Two weeks ago I lost my adopted brother suddenly. Rickey, as we called him, was a proud firefighter from the Denver Fire Department . He called the fire department his “family” for each of the ten plus years he served. I have heard many organizations refer to themselves as “family” and have always been dubious. I have been involved in organizations that called themselves family that were anything but!
The buzzword in corporate cultures, educational institutions, governmental institutions and even churches is to function as a family. Truth be told, most fail miserably. Why? Because to function as a family requires spending time together in ways that are uncomfortable. For example, families take meals together, struggle over bathroom time, make choices based on available resources, namely money and most of all,sacrifice themselves for the good of the family. Does this sound like the institutions above? I hope yes, but have all too often seen the real answer to be a resounding NO!
I was absolutely amazed at what I saw with the Denver Fire Department during the awful week of my brother’s death. I now understand why Rickey called them “family’, they truly personified my description of what a family should be.
Rickey grew up with us since he was in about sixth grade. I will spare you the details, but his home life was precarious and my dad was one who couldn’t see a kid suffer, so we took him in and he became one of the family. My younger brother Troy and Rickey were inseparable during their junior and senior high days.
When I received the phone call from Troy that Rickey had died I was stunned. An enormous wave of emotion hit me, sadness being the most dominant. Why? How? When? All of the normal questions one asks at a time like this. Troy immediately flew to Denver to begin to make arrangements for the service and to attend to Rickey’s affairs. He wasn’t married, divorced, and his birth family was challenged in many ways. So much of what needed to be done was going to be done by my brother and his friends.
Rickey had no church, no funeral plans, no will and little money with which to take care of his affairs. When my brother Troy asked the fire department for help they responded with incredible kindness and selflessness. They helped find a church that would seat over 500 for the funeral. They helped find a mortuary that helped fireman. When my brother asked them to help clean Rickey’s house they showed up before anyone else and had the house completely cleaned before anyone else could get there.

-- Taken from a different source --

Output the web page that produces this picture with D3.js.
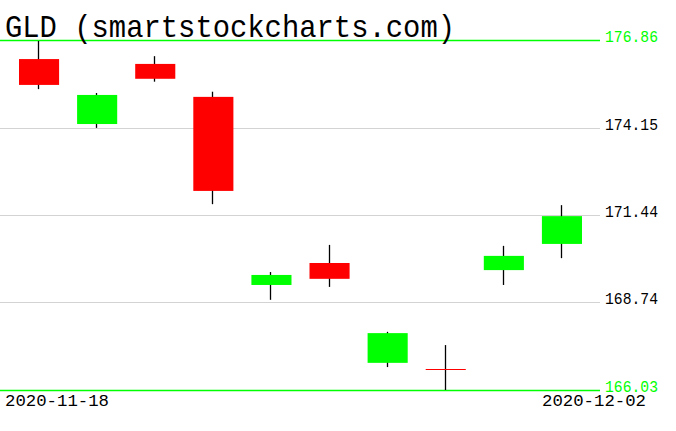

The funeral service itself was amazing. 400 firefighters standing two deep around the church, not to mention the 150 or so that were seated. The fire chief of Denver spoke about Rickey as if he were one of his own, because in his mind, he was. He choked on his words as he described Rickey and when he rang the bell four times to signal that all are safe and accounted for (a Denver Fire tradition), a final farewell to Rickey, there wasn’t a dry eye in the house.
Afterward we went to a bar that was and is frequented by firefighters. I watched hundreds of firefighters gather and honor Rickey in their own way. One of the white-shirted firemen stood atop the bar and toasted Rickey, it was a simple gesture so full of meaning. I thought I was in a movie, but all was real, mostly the camaraderie shared by these brave men.
What if the church looked like this? Ready to help in a moments notice, asking and doing with not a concern about how it may inconvenience them. These men and women cried real tears and did whatever they could to honor the man they worked with, slept with, ate with and faced possible death with on a daily basis.
How I long for real community in my life with others, especially those in the church. I have seen it in the flesh and know it is possible, but only if we are real and selfless, I wonder if the church has it in her? What do you think? To the men and women of the Denver Fire Department, THANK YOU, you are my heroes.